SET EXERCISE> The required output is the exact run of lines from the line containing "Write self-contained HTML" to the line containing "const yTicks=[0,100,200];", inclusive, and nothing besides.

Some records
▼
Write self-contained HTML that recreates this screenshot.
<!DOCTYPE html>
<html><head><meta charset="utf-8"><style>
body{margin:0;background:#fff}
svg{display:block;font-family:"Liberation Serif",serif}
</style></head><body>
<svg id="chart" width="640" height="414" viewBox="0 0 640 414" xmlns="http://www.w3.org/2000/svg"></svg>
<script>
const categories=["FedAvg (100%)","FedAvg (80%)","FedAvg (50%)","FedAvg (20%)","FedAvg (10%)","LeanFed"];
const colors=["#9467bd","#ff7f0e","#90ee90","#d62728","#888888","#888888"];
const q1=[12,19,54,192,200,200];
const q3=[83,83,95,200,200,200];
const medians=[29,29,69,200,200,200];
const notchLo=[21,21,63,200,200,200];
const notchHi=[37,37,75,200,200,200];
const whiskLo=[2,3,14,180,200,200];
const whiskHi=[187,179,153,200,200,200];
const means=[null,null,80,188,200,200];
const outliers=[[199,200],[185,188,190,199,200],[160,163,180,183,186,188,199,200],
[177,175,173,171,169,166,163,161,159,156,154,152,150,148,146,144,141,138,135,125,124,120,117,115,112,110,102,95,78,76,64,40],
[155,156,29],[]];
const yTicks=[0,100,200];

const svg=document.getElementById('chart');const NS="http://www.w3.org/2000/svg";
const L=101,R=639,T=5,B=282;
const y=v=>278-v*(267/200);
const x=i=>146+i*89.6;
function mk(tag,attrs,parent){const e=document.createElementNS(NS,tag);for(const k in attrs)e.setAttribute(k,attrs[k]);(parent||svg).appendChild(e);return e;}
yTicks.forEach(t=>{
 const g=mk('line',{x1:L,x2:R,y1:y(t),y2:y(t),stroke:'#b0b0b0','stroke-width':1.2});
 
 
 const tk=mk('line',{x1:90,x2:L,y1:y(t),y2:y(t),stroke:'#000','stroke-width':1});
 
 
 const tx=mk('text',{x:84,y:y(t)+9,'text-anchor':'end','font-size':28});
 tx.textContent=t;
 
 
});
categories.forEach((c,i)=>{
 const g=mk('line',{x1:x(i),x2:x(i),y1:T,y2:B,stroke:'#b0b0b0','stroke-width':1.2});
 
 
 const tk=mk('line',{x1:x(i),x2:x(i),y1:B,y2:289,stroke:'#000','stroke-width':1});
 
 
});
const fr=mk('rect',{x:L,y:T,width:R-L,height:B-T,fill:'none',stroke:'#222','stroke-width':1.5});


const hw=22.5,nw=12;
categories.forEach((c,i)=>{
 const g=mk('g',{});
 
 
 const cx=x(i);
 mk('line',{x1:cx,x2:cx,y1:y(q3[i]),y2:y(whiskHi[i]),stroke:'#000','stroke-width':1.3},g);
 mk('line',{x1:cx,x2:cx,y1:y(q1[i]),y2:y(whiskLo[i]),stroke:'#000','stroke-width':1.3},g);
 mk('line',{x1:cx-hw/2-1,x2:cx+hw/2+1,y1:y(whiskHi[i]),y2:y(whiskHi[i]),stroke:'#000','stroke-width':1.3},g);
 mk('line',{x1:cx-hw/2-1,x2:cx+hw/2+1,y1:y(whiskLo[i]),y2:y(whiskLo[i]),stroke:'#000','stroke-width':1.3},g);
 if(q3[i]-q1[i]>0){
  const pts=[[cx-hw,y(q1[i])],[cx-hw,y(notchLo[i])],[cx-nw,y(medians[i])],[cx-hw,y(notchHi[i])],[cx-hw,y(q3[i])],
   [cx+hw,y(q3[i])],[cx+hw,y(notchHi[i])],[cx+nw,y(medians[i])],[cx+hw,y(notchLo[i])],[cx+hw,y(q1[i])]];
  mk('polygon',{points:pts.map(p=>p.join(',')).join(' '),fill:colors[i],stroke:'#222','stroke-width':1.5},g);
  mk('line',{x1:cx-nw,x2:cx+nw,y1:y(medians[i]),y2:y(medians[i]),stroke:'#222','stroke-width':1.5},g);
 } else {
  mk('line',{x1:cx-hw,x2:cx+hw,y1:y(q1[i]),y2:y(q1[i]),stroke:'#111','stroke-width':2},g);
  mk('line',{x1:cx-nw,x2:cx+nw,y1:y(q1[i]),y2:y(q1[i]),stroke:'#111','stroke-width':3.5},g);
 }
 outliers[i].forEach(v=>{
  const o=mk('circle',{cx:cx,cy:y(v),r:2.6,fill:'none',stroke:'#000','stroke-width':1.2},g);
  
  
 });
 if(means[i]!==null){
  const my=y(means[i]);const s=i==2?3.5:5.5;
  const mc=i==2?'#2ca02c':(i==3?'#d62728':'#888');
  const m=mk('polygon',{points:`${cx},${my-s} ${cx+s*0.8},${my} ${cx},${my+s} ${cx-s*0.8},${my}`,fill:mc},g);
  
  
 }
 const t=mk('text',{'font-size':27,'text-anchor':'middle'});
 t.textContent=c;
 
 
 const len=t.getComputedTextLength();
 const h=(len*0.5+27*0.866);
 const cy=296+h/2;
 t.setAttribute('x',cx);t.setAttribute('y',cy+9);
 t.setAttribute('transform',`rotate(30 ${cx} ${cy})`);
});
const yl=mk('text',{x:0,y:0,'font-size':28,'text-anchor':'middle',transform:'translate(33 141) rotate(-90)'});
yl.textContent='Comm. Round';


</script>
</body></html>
▲
▼
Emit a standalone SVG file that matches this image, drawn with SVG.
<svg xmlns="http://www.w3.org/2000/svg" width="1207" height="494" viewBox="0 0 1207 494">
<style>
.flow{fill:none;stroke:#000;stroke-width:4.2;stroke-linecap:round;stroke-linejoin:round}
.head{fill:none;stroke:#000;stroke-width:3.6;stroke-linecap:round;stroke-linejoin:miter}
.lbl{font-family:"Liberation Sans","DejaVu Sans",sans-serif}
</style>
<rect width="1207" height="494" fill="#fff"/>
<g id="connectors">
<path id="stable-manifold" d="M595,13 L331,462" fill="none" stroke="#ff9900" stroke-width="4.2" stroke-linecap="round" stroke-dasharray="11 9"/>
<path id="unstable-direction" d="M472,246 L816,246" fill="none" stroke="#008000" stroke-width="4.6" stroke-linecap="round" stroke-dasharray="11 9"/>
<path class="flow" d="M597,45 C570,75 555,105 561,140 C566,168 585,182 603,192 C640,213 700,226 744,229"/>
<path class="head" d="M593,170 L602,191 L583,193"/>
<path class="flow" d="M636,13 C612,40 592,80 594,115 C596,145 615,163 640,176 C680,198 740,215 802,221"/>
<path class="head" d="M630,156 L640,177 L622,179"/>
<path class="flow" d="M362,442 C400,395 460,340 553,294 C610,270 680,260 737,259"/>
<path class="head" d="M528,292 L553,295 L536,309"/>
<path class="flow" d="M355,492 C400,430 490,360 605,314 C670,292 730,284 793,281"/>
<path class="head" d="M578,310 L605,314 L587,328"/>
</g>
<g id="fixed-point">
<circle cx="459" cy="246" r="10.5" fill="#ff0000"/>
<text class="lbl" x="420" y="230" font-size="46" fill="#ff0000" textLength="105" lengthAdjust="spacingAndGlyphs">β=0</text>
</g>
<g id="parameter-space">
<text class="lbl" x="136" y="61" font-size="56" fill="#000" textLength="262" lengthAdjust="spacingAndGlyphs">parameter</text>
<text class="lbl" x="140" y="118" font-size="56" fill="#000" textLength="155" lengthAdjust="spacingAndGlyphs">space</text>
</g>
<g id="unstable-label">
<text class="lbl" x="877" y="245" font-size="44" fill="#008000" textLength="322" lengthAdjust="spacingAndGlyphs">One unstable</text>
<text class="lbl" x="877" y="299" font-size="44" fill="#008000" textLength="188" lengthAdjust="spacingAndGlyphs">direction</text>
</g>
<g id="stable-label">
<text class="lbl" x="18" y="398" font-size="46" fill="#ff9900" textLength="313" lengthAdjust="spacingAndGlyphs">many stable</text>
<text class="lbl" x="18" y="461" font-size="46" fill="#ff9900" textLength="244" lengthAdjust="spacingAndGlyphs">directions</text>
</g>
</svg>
▲
WRITTEN ANSWER>
Write self-contained HTML that recreates this screenshot.
<!DOCTYPE html>
<html><head><meta charset="utf-8"><style>
body{margin:0;background:#fff}
svg{display:block;font-family:"Liberation Serif",serif}
</style></head><body>
<svg id="chart" width="640" height="414" viewBox="0 0 640 414" xmlns="http://www.w3.org/2000/svg"></svg>
<script>
const categories=["FedAvg (100%)","FedAvg (80%)","FedAvg (50%)","FedAvg (20%)","FedAvg (10%)","LeanFed"];
const colors=["#9467bd","#ff7f0e","#90ee90","#d62728","#888888","#888888"];
const q1=[12,19,54,192,200,200];
const q3=[83,83,95,200,200,200];
const medians=[29,29,69,200,200,200];
const notchLo=[21,21,63,200,200,200];
const notchHi=[37,37,75,200,200,200];
const whiskLo=[2,3,14,180,200,200];
const whiskHi=[187,179,153,200,200,200];
const means=[null,null,80,188,200,200];
const outliers=[[199,200],[185,188,190,199,200],[160,163,180,183,186,188,199,200],
[177,175,173,171,169,166,163,161,159,156,154,152,150,148,146,144,141,138,135,125,124,120,117,115,112,110,102,95,78,76,64,40],
[155,156,29],[]];
const yTicks=[0,100,200];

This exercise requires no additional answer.